The Perl program expects at least one directory passed as an argument to scan for XML files, so first the program checks if there are any arguments given to the program, and reports its usage if none are given.
Next, the program creates an XML::Parser object and the start element handler is set. The start handler just counts element occurrences using the well known method of a hash table.
Next, the File::Find module is used to recurse over each directory passed on the command line.

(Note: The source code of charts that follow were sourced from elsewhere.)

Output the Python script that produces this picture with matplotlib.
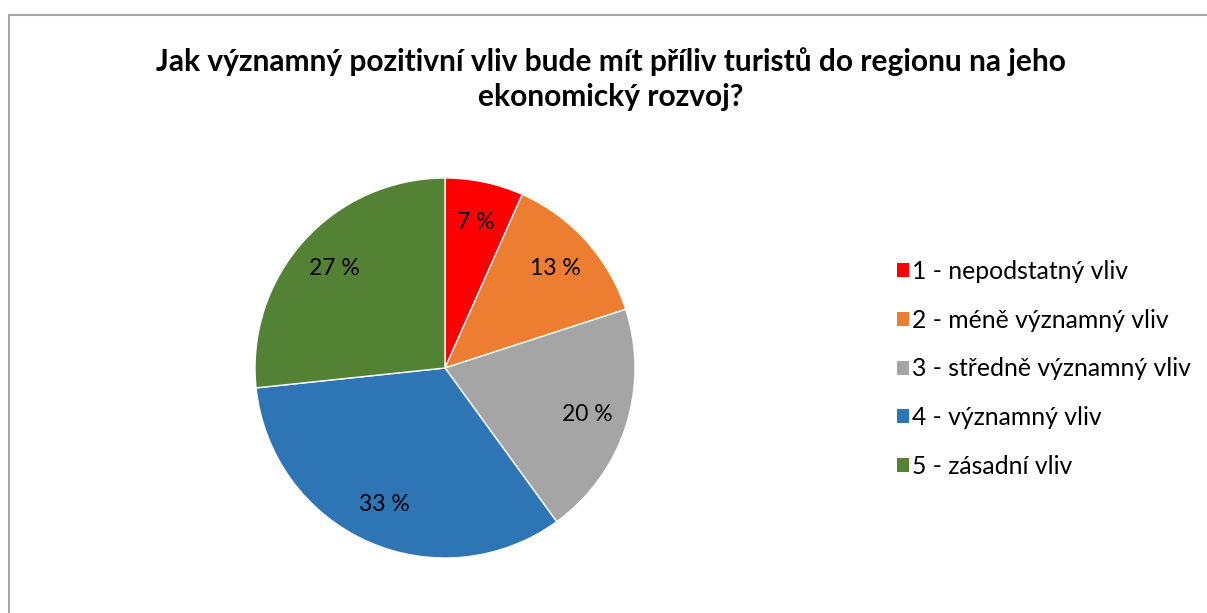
import matplotlib.pyplot as plt
from matplotlib.patches import Rectangle

# data (shares in %)
categories = ["1 - nepodstatný vliv", "2 - méně významný vliv", "3 - středně významný vliv",
              "4 - významný vliv", "5 - zásadní vliv"]
shares = [6.67, 13.33, 20.0, 33.33, 26.67]
colors = ["#FF0000", "#ED7D31", "#A5A5A5", "#2E75B6", "#548235"]
title = "Jak významný pozitivní vliv bude mít příliv turistů do regionu na jeho\nekonomický rozvoj?"

plt.rcParams['font.family'] = ['Lato', 'DejaVu Sans']

W, H = 1207, 613
fig = plt.figure(figsize=(W / 100, H / 100), dpi=100)

# chart frame (gray border, cut off on right/bottom)
fig.patches.append(Rectangle((8.5 / W, -0.1), 1.2, (H - 15.5) / H + 0.1, transform=fig.transFigure,
                             fill=False, edgecolor="#A6A6A6", linewidth=1.5))

fig.text(611 / W, 1 - 79 / H, title, ha="center", va="center", fontsize=21.5,
         fontweight="bold", linespacing=1.3)

# pie axes: center (445, 368), radius 190 px
cx, cy, r = 445, 368, 190
ax = fig.add_axes([(cx - r) / W, 1 - (cy + r) / H, 2 * r / W, 2 * r / H])
wedges, texts, autotexts = ax.pie(shares, colors=colors, startangle=90, counterclock=False,
                                  autopct=lambda p: f"{p:.0f} %", pctdistance=0.785,
                                  wedgeprops=dict(edgecolor="white", linewidth=1),
                                  textprops=dict(fontsize=16.5, color="#000000"), radius=1)
ax.set_xlim(-1, 1)
ax.set_ylim(-1, 1)
ax.set_aspect("equal")

leg = fig.legend(wedges, categories, loc="upper left", bbox_to_anchor=(897 / W, 1 - 260 / H),
                 frameon=False, fontsize=17.8, handlelength=0.49, handleheight=0.49,
                 handletextpad=0.12, labelspacing=1.04, borderpad=0, borderaxespad=0)
for h in leg.legend_handles:
    h.set_edgecolor("none")

fig.savefig("out.png", dpi=100)
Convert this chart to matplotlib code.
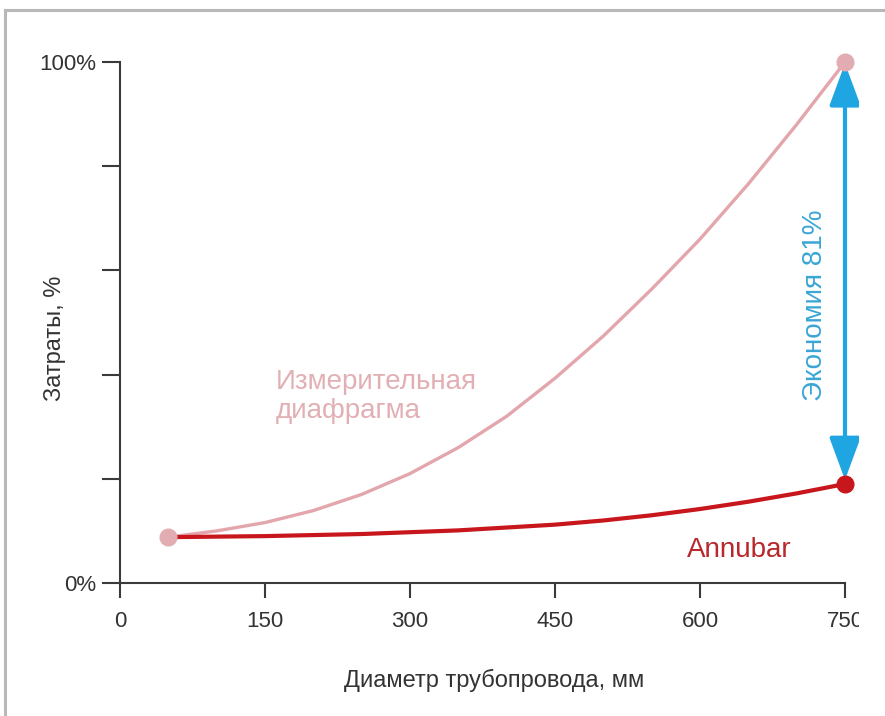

For each item found the process_xml
function is called, which itself parses
the item if and only if it's a file and has an xml extension. Note that the current directory
is set to the directory containing the item, so $_, set to the name of the item itself without
its path, can safely be passed to the parsefile
method.
Finally, a simple report is printed by looping over all keys of the elements hash in sorted order.
#!/usr/bin/perl
#
# xmlelements.pl
#
# © Copyright, 2006 by John Bokma, http://johnbokma.com/
# License: The Artistic License
#
# $Id$
use strict;
use warnings;
use XML::Parser;
use File::Find;
@ARGV or die "usage: xmlelements DIR [DIR ...]\n";
my %element_count;
my $parser = XML::Parser->new(
Handlers => {
Start => \&start_element,
},
);
find \&process_xml, @ARGV;
print "$_ ($element_count{ $_ })\n"
for sort keys %element_count;
exit;
sub process_xml {
$parser->parsefile( $_ )
if substr( $_, -4 ) eq '.xml' and -f;
}
sub start_element {
my ( $expat, $element, @attrval ) = @_;
$element_count{ $element }++;
}
Example output snippet of the Perl program:
a (405)
blockquote (1)
cimage (103)
code (25)
collection (15)
define-link (14)
div (11)
document-root (1)
fp (273)
group (24)
h2 (169)
h3 (14)
id (191)
img (19)
include (16)
include-code (29)